Two Western Slope mountain rating areas comprising 21 counties, including pricey mountain resorts, will be combined into one new rating area to reduce cost and risk. Two Eastern Plains rating areas consisting of 26 counties will also be combined under the plan the U.S. Department of Health & Human Services approved, the Denver Post reported Monday (http://tinyurl.com/onkyo9t ).



The changes as proposed would reduce premiums slightly in Garfield, Eagle, Pitkin and Summit counties. But premiums on the individual market would go up slightly in other areas of western Colorado. Mesa County would continue to be its own rating area.

Two eastern Colorado regions would also join under the plan, from Sedgwick County in northeast Colorado to Baca County in the southeastern corner or the state.



Insurance Commissioner Marguerite Salazar said earlier this month the new rating areas would be the fairest way to blunt sky-high premiums in the “resort” area.

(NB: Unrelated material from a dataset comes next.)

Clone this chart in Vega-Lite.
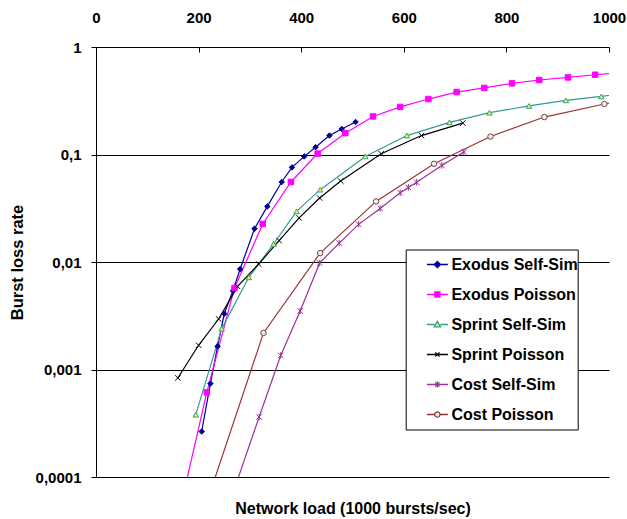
{
  "$schema": "https://vega.github.io/schema/vega-lite/v6.json",
  "width": 513,
  "height": 430,
  "autosize": {"type": "none"},
  "padding": {"left": 96, "top": 47, "right": 18, "bottom": 42},
  "background": "white",
  "config": {"view": {"stroke": null}, "font": "Liberation Sans"},
  "data": {"values": [
    {"series": "Exodus Self-Sim", "load": 206, "rate": 0.000265},
    {"series": "Exodus Self-Sim", "load": 223, "rate": 0.00074},
    {"series": "Exodus Self-Sim", "load": 237, "rate": 0.00164},
    {"series": "Exodus Self-Sim", "load": 250, "rate": 0.0033},
    {"series": "Exodus Self-Sim", "load": 267, "rate": 0.0054},
    {"series": "Exodus Self-Sim", "load": 281, "rate": 0.0086},
    {"series": "Exodus Self-Sim", "load": 309, "rate": 0.0204},
    {"series": "Exodus Self-Sim", "load": 334, "rate": 0.0329},
    {"series": "Exodus Self-Sim", "load": 362, "rate": 0.0555},
    {"series": "Exodus Self-Sim", "load": 382, "rate": 0.0759},
    {"series": "Exodus Self-Sim", "load": 406, "rate": 0.096},
    {"series": "Exodus Self-Sim", "load": 428, "rate": 0.117},
    {"series": "Exodus Self-Sim", "load": 455, "rate": 0.150},
    {"series": "Exodus Self-Sim", "load": 479, "rate": 0.173},
    {"series": "Exodus Self-Sim", "load": 506, "rate": 0.2005},
    {"series": "Exodus Poisson", "load": 162, "rate": 0.000046},
    {"series": "Exodus Poisson", "load": 216, "rate": 0.000612},
    {"series": "Exodus Poisson", "load": 270, "rate": 0.00573},
    {"series": "Exodus Poisson", "load": 325, "rate": 0.0226},
    {"series": "Exodus Poisson", "load": 380, "rate": 0.0555},
    {"series": "Exodus Poisson", "load": 432, "rate": 0.102},
    {"series": "Exodus Poisson", "load": 486, "rate": 0.158},
    {"series": "Exodus Poisson", "load": 540, "rate": 0.226},
    {"series": "Exodus Poisson", "load": 593, "rate": 0.277},
    {"series": "Exodus Poisson", "load": 648, "rate": 0.328},
    {"series": "Exodus Poisson", "load": 703, "rate": 0.381},
    {"series": "Exodus Poisson", "load": 757, "rate": 0.416},
    {"series": "Exodus Poisson", "load": 811, "rate": 0.459},
    {"series": "Exodus Poisson", "load": 864, "rate": 0.493},
    {"series": "Exodus Poisson", "load": 920, "rate": 0.521},
    {"series": "Exodus Poisson", "load": 973, "rate": 0.552},
    {"series": "Exodus Poisson", "load": 1027, "rate": 0.578},
    {"series": "Sprint Self-Sim", "load": 194.5, "rate": 0.00038},
    {"series": "Sprint Self-Sim", "load": 245, "rate": 0.0024},
    {"series": "Sprint Self-Sim", "load": 298, "rate": 0.0072},
    {"series": "Sprint Self-Sim", "load": 346, "rate": 0.0147},
    {"series": "Sprint Self-Sim", "load": 391, "rate": 0.0296},
    {"series": "Sprint Self-Sim", "load": 437, "rate": 0.0471},
    {"series": "Sprint Self-Sim", "load": 525, "rate": 0.096},
    {"series": "Sprint Self-Sim", "load": 606, "rate": 0.150},
    {"series": "Sprint Self-Sim", "load": 689, "rate": 0.199},
    {"series": "Sprint Self-Sim", "load": 767, "rate": 0.245},
    {"series": "Sprint Self-Sim", "load": 844, "rate": 0.283},
    {"series": "Sprint Self-Sim", "load": 916, "rate": 0.319},
    {"series": "Sprint Self-Sim", "load": 985, "rate": 0.347},
    {"series": "Sprint Self-Sim", "load": 1055, "rate": 0.385},
    {"series": "Sprint Poisson", "load": 159.5, "rate": 0.000834},
    {"series": "Sprint Poisson", "load": 200, "rate": 0.00168},
    {"series": "Sprint Poisson", "load": 239, "rate": 0.00295},
    {"series": "Sprint Poisson", "load": 276, "rate": 0.00593},
    {"series": "Sprint Poisson", "load": 317, "rate": 0.00957},
    {"series": "Sprint Poisson", "load": 357, "rate": 0.0158},
    {"series": "Sprint Poisson", "load": 396, "rate": 0.0257},
    {"series": "Sprint Poisson", "load": 436, "rate": 0.0394},
    {"series": "Sprint Poisson", "load": 477, "rate": 0.0566},
    {"series": "Sprint Poisson", "load": 556, "rate": 0.1017},
    {"series": "Sprint Poisson", "load": 634.5, "rate": 0.150},
    {"series": "Sprint Poisson", "load": 715, "rate": 0.196},
    {"series": "Cost Self-Sim", "load": 270, "rate": 0.000078},
    {"series": "Cost Self-Sim", "load": 318, "rate": 0.000361},
    {"series": "Cost Self-Sim", "load": 360, "rate": 0.00135},
    {"series": "Cost Self-Sim", "load": 398, "rate": 0.0035},
    {"series": "Cost Self-Sim", "load": 436, "rate": 0.0098},
    {"series": "Cost Self-Sim", "load": 474, "rate": 0.0150},
    {"series": "Cost Self-Sim", "load": 512, "rate": 0.0224},
    {"series": "Cost Self-Sim", "load": 554, "rate": 0.0315},
    {"series": "Cost Self-Sim", "load": 593, "rate": 0.0441},
    {"series": "Cost Self-Sim", "load": 609, "rate": 0.0494},
    {"series": "Cost Self-Sim", "load": 625, "rate": 0.0551},
    {"series": "Cost Self-Sim", "load": 674, "rate": 0.0792},
    {"series": "Cost Self-Sim", "load": 717, "rate": 0.1055},
    {"series": "Cost Poisson", "load": 217, "rate": 0.00006},
    {"series": "Cost Poisson", "load": 326.5, "rate": 0.00219},
    {"series": "Cost Poisson", "load": 437, "rate": 0.0121},
    {"series": "Cost Poisson", "load": 546, "rate": 0.0366},
    {"series": "Cost Poisson", "load": 659, "rate": 0.082},
    {"series": "Cost Poisson", "load": 769, "rate": 0.147},
    {"series": "Cost Poisson", "load": 874, "rate": 0.223},
    {"series": "Cost Poisson", "load": 991, "rate": 0.295},
    {"series": "Cost Poisson", "load": 1100, "rate": 0.37}
  ]},
  "encoding": {
    "x": {
      "field": "load", "type": "quantitative",
      "scale": {"domain": [0, 1000], "nice": false, "zero": false},
      "axis": {
        "orient": "top", "values": [0, 200, 400, 600, 800, 1000], "grid": false, "format": "d",
        "domainColor": "black", "tickColor": "black", "tickSize": -5,
        "labelFont": "Liberation Sans", "labelFontWeight": "bold", "labelFontSize": 15, "labelColor": "black",
        "labelPadding": 27, "labelFlush": false, "labelOverlap": false, "labelBound": false,
        "title": "Network load (1000 bursts/sec)", "titleFont": "Liberation Sans", "titleFontWeight": "bold",
        "titleFontSize": 16, "titleColor": "black", "titleY": 466.5, "titleBaseline": "alphabetic"
      }
    },
    "y": {
      "field": "rate", "type": "quantitative",
      "scale": {"type": "log", "domain": [0.0001, 1], "nice": false},
      "axis": {
        "values": [0.0001, 0.001, 0.01, 0.1, 1],
        "labelExpr": "replace('' + datum.value, '.', ',')",
        "grid": true, "gridColor": "black", "gridWidth": 1, "gridOpacity": 1,
        "domainColor": "black", "tickColor": "black", "tickSize": 5,
        "labelFont": "Liberation Sans", "labelFontWeight": "bold", "labelFontSize": 15, "labelColor": "black",
        "labelPadding": 10, "labelFlush": false, "labelOverlap": false, "labelBound": false,
        "title": "Burst loss rate", "titleFont": "Liberation Sans", "titleFontWeight": "bold", "titleFontSize": 16.5,
        "titleColor": "black", "titleX": -78.5, "titleY": 215, "titleAngle": -90,
        "titleBaseline": "middle", "titleAlign": "center"
      }
    }
  },
  "layer": [
    {
      "mark": {"type": "line", "clip": true, "strokeWidth": 1.2},
      "encoding": {
        "color": {
          "field": "series", "type": "nominal", "legend": null,
          "scale": {
            "domain": ["Exodus Self-Sim", "Exodus Poisson", "Sprint Self-Sim", "Sprint Poisson", "Cost Self-Sim", "Cost Poisson"],
            "range": ["#000099", "#FF00FF", "#339999", "#000000", "#993399", "#993333"]
          }
        }
      }
    },
    {
      "mark": {"type": "point", "clip": true, "filled": true, "opacity": 1, "strokeWidth": 1, "size": 30},
      "encoding": {
        "shape": {
          "field": "series", "type": "nominal", "legend": null,
          "scale": {
            "domain": ["Exodus Self-Sim", "Exodus Poisson", "Sprint Self-Sim", "Sprint Poisson", "Cost Self-Sim", "Cost Poisson"],
            "range": ["diamond", "square", "triangle-up", "M-1,-1L1,1M-1,1L1,-1", "M-1,-1L1,1M-1,1L1,-1M0,-1.2L0,1.2", "circle"]
          }
        },
        "stroke": {
          "field": "series", "type": "nominal", "legend": null,
          "scale": {
            "domain": ["Exodus Self-Sim", "Exodus Poisson", "Sprint Self-Sim", "Sprint Poisson", "Cost Self-Sim", "Cost Poisson"],
            "range": ["#000099", "#FF00FF", "#339999", "#000000", "#993399", "#993333"]
          }
        },
        "fill": {
          "field": "series", "type": "nominal", "legend": null,
          "scale": {
            "domain": ["Exodus Self-Sim", "Exodus Poisson", "Sprint Self-Sim", "Sprint Poisson", "Cost Self-Sim", "Cost Poisson"],
            "range": ["#000099", "#FF00FF", "#FFFF00", "#000000", "#993399", "#CCFFFF"]
          }
        }
      }
    },
    {
      "transform": [{"filter": "datum.rate < 0"}],
      "mark": {"type": "point", "filled": true, "strokeWidth": 1.3},
      "encoding": {
        "shape": {
          "field": "series", "type": "nominal",
          "scale": {
            "domain": ["Exodus Self-Sim", "Exodus Poisson", "Sprint Self-Sim", "Sprint Poisson", "Cost Self-Sim", "Cost Poisson"],
            "range": [
              "M-1,0L1,0M0,-0.3L0.3,0L0,0.3L-0.3,0Z",
              "M-1,0L1,0M-0.24,-0.24L0.24,-0.24L0.24,0.24L-0.24,0.24Z",
              "M-1,0L-0.28,0M0.28,0L1,0M0,-0.3L0.3,0.22L-0.3,0.22Z",
              "M-1,0L1,0M-0.2,-0.2L0.2,0.2M-0.2,0.2L0.2,-0.2",
              "M-1,0L1,0M-0.2,-0.2L0.2,0.2M-0.2,0.2L0.2,-0.2M0,-0.28L0,0.28",
              "M-1,0L-0.25,0M0.25,0L1,0M0.25,0A0.25,0.25,0,1,1,-0.25,0A0.25,0.25,0,1,1,0.25,0Z"
            ]
          },
          "legend": {
            "title": null, "orient": "none", "legendX": 309.7, "legendY": 202.5,
            "padding": 0, "strokeColor": "black", "fillColor": "white",
            "symbolSize": 441, "symbolStrokeWidth": 1.3, "symbolOffset": 20.2, "symbolOpacity": 1,
            "labelOffset": 2.5, "labelFont": "Liberation Sans", "labelFontWeight": "bold", "labelFontSize": 16,
            "labelColor": "black", "clipHeight": 30, "rowPadding": 0, "labelLimit": 300
          }
        },
        "stroke": {
          "field": "series", "type": "nominal",
          "scale": {
            "domain": ["Exodus Self-Sim", "Exodus Poisson", "Sprint Self-Sim", "Sprint Poisson", "Cost Self-Sim", "Cost Poisson"],
            "range": ["#000099", "#FF00FF", "#339999", "#000000", "#993399", "#993333"]
          },
          "legend": {
            "title": null, "orient": "none", "legendX": 309.7, "legendY": 202.5,
            "padding": 0, "strokeColor": "black", "fillColor": "white",
            "symbolSize": 441, "symbolStrokeWidth": 1.3, "symbolOffset": 20.2, "symbolOpacity": 1,
            "labelOffset": 2.5, "labelFont": "Liberation Sans", "labelFontWeight": "bold", "labelFontSize": 16,
            "labelColor": "black", "clipHeight": 30, "rowPadding": 0, "labelLimit": 300
          }
        },
        "fill": {
          "field": "series", "type": "nominal",
          "scale": {
            "domain": ["Exodus Self-Sim", "Exodus Poisson", "Sprint Self-Sim", "Sprint Poisson", "Cost Self-Sim", "Cost Poisson"],
            "range": ["#000099", "#FF00FF", "#FFFF00", "#000000", "#993399", "#CCFFFF"]
          },
          "legend": {
            "title": null, "orient": "none", "legendX": 309.7, "legendY": 202.5,
            "padding": 0, "strokeColor": "black", "fillColor": "white",
            "symbolSize": 441, "symbolStrokeWidth": 1.3, "symbolOffset": 20.2, "symbolOpacity": 1,
            "labelOffset": 2.5, "labelFont": "Liberation Sans", "labelFontWeight": "bold", "labelFontSize": 16,
            "labelColor": "black", "clipHeight": 30, "rowPadding": 0, "labelLimit": 300
          }
        }
      }
    }
  ],
  "resolve": {"scale": {"color": "independent", "shape": "independent", "stroke": "independent", "fill": "independent"}}
}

“This is the fairest way of addressing the issue and working toward stable premiums in all regions of the state,” Salazar said in a statement. A spokesman for the commissioner’s office did not return an email seeking comment Monday.

It’s too soon to know exactly how premiums would change in those areas. Insurers haven’t yet turned in proposals for 2015 pricing, when the change would take effect.

The “resort” area was named one of the nation’s most expensive by the nonpartisan Kaiser Family Foundation. In this part of the state, the cheapest midlevel plan is $483 a month. In Denver, the same plan is about $280 a month. The gap narrows for customers who qualify for subsidies under the new health law.

The new health care law doesn’t allow insurers to use health conditions to set premiums. Insurers may use only three criteria for setting premiums — age, tobacco use and geography.

One of the chief critics of Colorado’s health-insurance zones, Democratic U.S. Rep. Jared Polis, favored the new plan.

“I am hopeful that this change will bring down the staggering premiums” faced by people the “resort” region, wrote Polis, whose district includes part of the region.